XanderCat/GFWS
Guess Factors and Wave Surfing (GFWS)
Dynamic Clustering using k-nearest-neighbor
KNN Distance Algorithms
The basic algorithms for finding nearby neighbors can be found on the Dynamic_Clustering page. The most common approach in Robocode use I would guess is Manhattan distance, which is |x2-x1|+|y2-y1|+.... But what are these distance values?
For XanderCat, the "distance" values are based on the segment indexes. A segmenter slices some attribute in a fixed n number of slices. The "distance" is how far the current situation segment index is from some candidate situation segment index. But a straight computation using segment index will not work well, because each segmenter can have a different value for the number of slices n. XanderCat therefore uses a percent difference across the range n instead.
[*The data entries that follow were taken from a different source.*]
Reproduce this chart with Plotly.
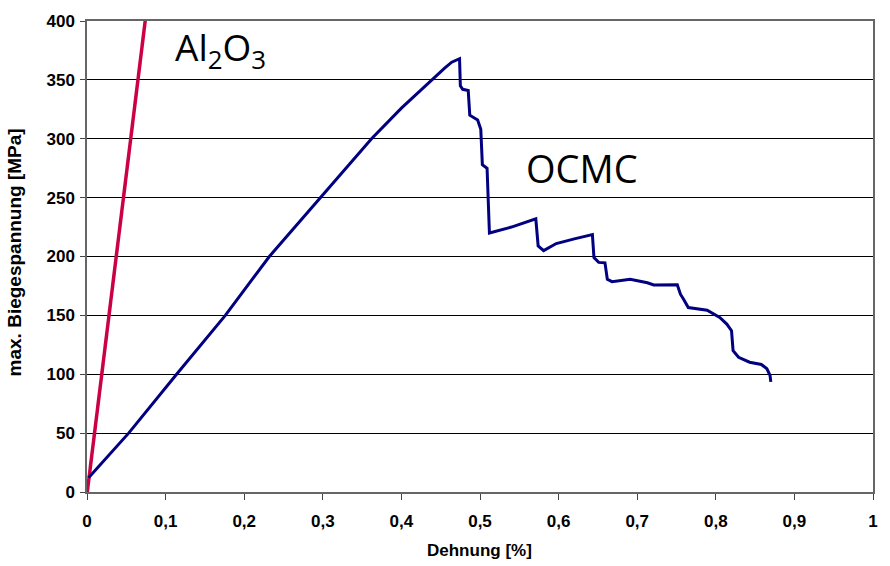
import plotly.graph_objects as go

# OCMC stress-strain curve (Dehnung in %, Spannung in MPa)
ocmc_strain = [0.002, 0.053, 0.114, 0.176, 0.232, 0.297, 0.362, 0.40, 0.438, 0.455, 0.464, 0.474,
               0.475, 0.478, 0.485, 0.487, 0.497, 0.501, 0.503, 0.509, 0.512,
               0.54, 0.571, 0.574, 0.581, 0.597, 0.62, 0.643,
               0.645, 0.651, 0.659, 0.662, 0.668, 0.691, 0.713, 0.721, 0.751,
               0.755, 0.759, 0.765, 0.789, 0.805, 0.814, 0.820, 0.822, 0.829,
               0.843, 0.858, 0.865, 0.869, 0.870]
ocmc_stress = [12, 50, 100, 150, 200, 250, 300, 326, 350, 360, 365, 368,
               345, 342, 341, 320, 316, 308, 278, 275, 220,
               225, 232, 209, 205, 211, 215, 218.6,
               199, 195, 194.6, 180.6, 178.6, 180.6, 177.7, 175.8, 176,
               168, 163.7, 156.6, 154.4, 148.2, 142.6, 137, 120, 114.4,
               110.2, 108.3, 104.6, 99, 93.5]

# Al2O3 (linear elastic, brittle)
al_strain = [0.0, 0.0755]
al_stress = [-2, 408]

x_ticks = [0, 0.1, 0.2, 0.3, 0.4, 0.5, 0.6, 0.7, 0.8, 0.9, 1.0]
x_tick_labels = ["0", "0,1", "0,2", "0,3", "0,4", "0,5", "0,6", "0,7", "0,8", "0,9", "1"]
y_ticks = [0, 50, 100, 150, 200, 250, 300, 350, 400]

fig = go.Figure()
fig.add_trace(go.Scatter(x=al_strain, y=al_stress, mode="lines",
                         line=dict(color="#CC0044", width=3.5), showlegend=False))
fig.add_trace(go.Scatter(x=ocmc_strain, y=ocmc_stress, mode="lines",
                         line=dict(color="#000080", width=3), showlegend=False))

tick_font = dict(family="Liberation Sans, Arial, sans-serif", size=17, color="black", weight="bold")

fig.update_layout(
    width=890, height=566,
    margin=dict(l=87, r=14, t=18, b=74),
    paper_bgcolor="white", plot_bgcolor="white",
    xaxis=dict(range=[0, 1], tickvals=x_ticks, ticktext=x_tick_labels,
               showgrid=False, zeroline=False, showline=True, mirror=True,
               linecolor="#666666", linewidth=1.5,
               ticks="outside", ticklen=6, tickcolor="#444444",
               tickfont=tick_font, ticklabelstandoff=7),
    yaxis=dict(range=[0, 400], tickvals=y_ticks,
               showgrid=True, gridcolor="black", gridwidth=1,
               zeroline=False, showline=True, mirror=True,
               linecolor="#666666", linewidth=1.5,
               ticks="outside", ticklen=5, tickcolor="#444444",
               tickfont=tick_font, ticklabelstandoff=2),
    annotations=[
        dict(text="<b>Dehnung [%]</b>", xref="paper", yref="paper",
             x=0.499, y=-0.1245, xanchor="center", yanchor="middle", showarrow=False,
             font=dict(family="Liberation Sans, Arial, sans-serif", size=17, color="black")),
        dict(text="<b>max. Biegespannung [MPa]</b>", xref="paper", yref="paper",
             x=-0.092, y=0.508, xanchor="center", yanchor="middle", textangle=-90,
             showarrow=False,
             font=dict(family="Liberation Sans, Arial, sans-serif", size=19, color="black")),
        dict(text="Al<sub>2</sub>O<sub>3</sub>", x=0.170, y=376, xref="x", yref="y",
             xanchor="center", yanchor="middle", showarrow=False,
             font=dict(family="Open Sans, sans-serif", size=37, color="black")),
        dict(text="OCMC", x=0.63, y=275, xref="x", yref="y",
             xanchor="center", yanchor="middle", showarrow=False,
             font=dict(family="Open Sans, sans-serif", size=38, color="black")),
    ],
)

fig.write_html("out.html",
               config={"displayModeBar": False},
               post_script="document.body.style.margin='0';document.body.style.overflow='hidden';")
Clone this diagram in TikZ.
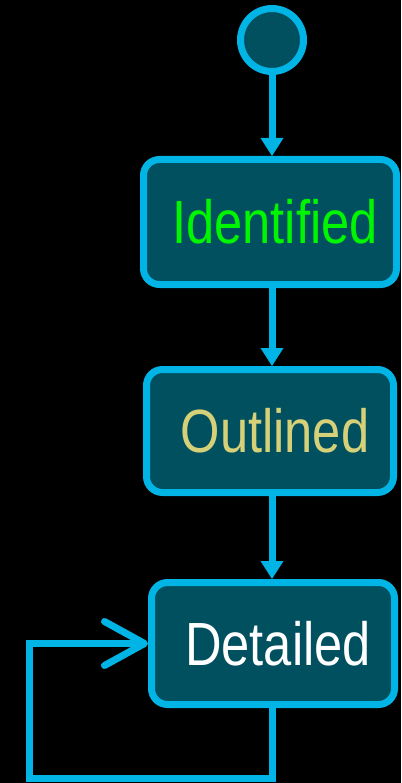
\documentclass[tikz,border=0pt]{standalone}
\usepackage{fontspec}
\usetikzlibrary{arrows.meta}
\newfontfamily\narrowfont[FakeStretch=0.83]{Liberation Sans}
\definecolor{stateedge}{RGB}{0,181,230}
\definecolor{statefill}{RGB}{0,80,96}
\definecolor{idgreen}{RGB}{0,245,0}
\definecolor{outlinedkhaki}{RGB}{214,208,120}
\tikzset{
	state/.style={draw=stateedge, fill=statefill, line width=7pt, rounded corners=16pt, inner sep=0pt, font=\narrowfont\fontsize{61}{70}\selectfont, execute at begin node={\hspace*{10pt}}},
	flow/.style={draw=stateedge, line width=7pt, -{Triangle[length=18pt,width=23pt,line width=0pt]}},
	selfflow/.style={draw=stateedge, line width=7pt, -{Straight Barb[length=40pt,width=44pt,round]}}
}
\begin{document}
	\begin{tikzpicture}[x=1pt,y=-1pt]
		\fill[black] (0,0) rectangle (401,783);
		\useasboundingbox (0,0) rectangle (401,783);
		\node[circle, draw=stateedge, fill=statefill, line width=7pt, minimum size=63pt] (init) at (272,40) {};
		\node[state, text=idgreen, minimum width=253pt, minimum height=125pt] (identified) at (270,222) {Identified};
		\node[state, text=outlinedkhaki, minimum width=247pt, minimum height=123pt] (outlined) at (270,431) {Outlined};
		\node[state, text=white, minimum width=243pt, minimum height=122pt] (detailed) at (273,643.5) {Detailed};
		\coordinate (loopcorner) at (29.5,778);
		\draw[flow] (init.south) -- (identified.north -| init.south);
		\draw[flow] (identified.south -| init.south) -- (outlined.north -| init.south);
		\draw[flow] (outlined.south -| init.south) -- (detailed.north -| init.south);
		\draw[selfflow] (detailed.south -| init.south) |- (loopcorner) |- (detailed.west);
	\end{tikzpicture}
\end{document}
So, assume segmenter A has 10 slices (indicies from 0 to 9, n=10). Assume the current situation falls under segment index 4 (call this value a2), while the candidate situation falls under segment index 6 (call this value a1).
Using straight Manhattan distance, this would look like |a2-a1| or |4-6| == 2.
But to account each segmenter having a different number of segmenters, XanderCat uses percentages instead.
Using percentages, this would look like |(a2-a1)/n| or |(4-6)/10| == 0.2 (the difference between is 20%).
Now assume there is a second segmenter B with a difference of 0.1 (10% diference)
Now the Manhattan distance is 0.2 + 0.1 = 0.3 (lower is a closer match)
While this type of distance calculation will be tested soon, initial versions of XanderCat did not use this approach exactly. Instead, it multiplied the inverse percentages together, like so:
(1-0.2)*(1-0.1) = 0.8 * 0.9 = 0.72 (higher is a closer match)
Is this better or worse? Honestly, as I type this, I don't know yet. This is something I will be testing out soon. The latter requires all of the segmenters distances to remain somewhat close to be a good match, while with the former straight Manhattan approach, a large seperation on one segmenter can be made up for by the others being closer together.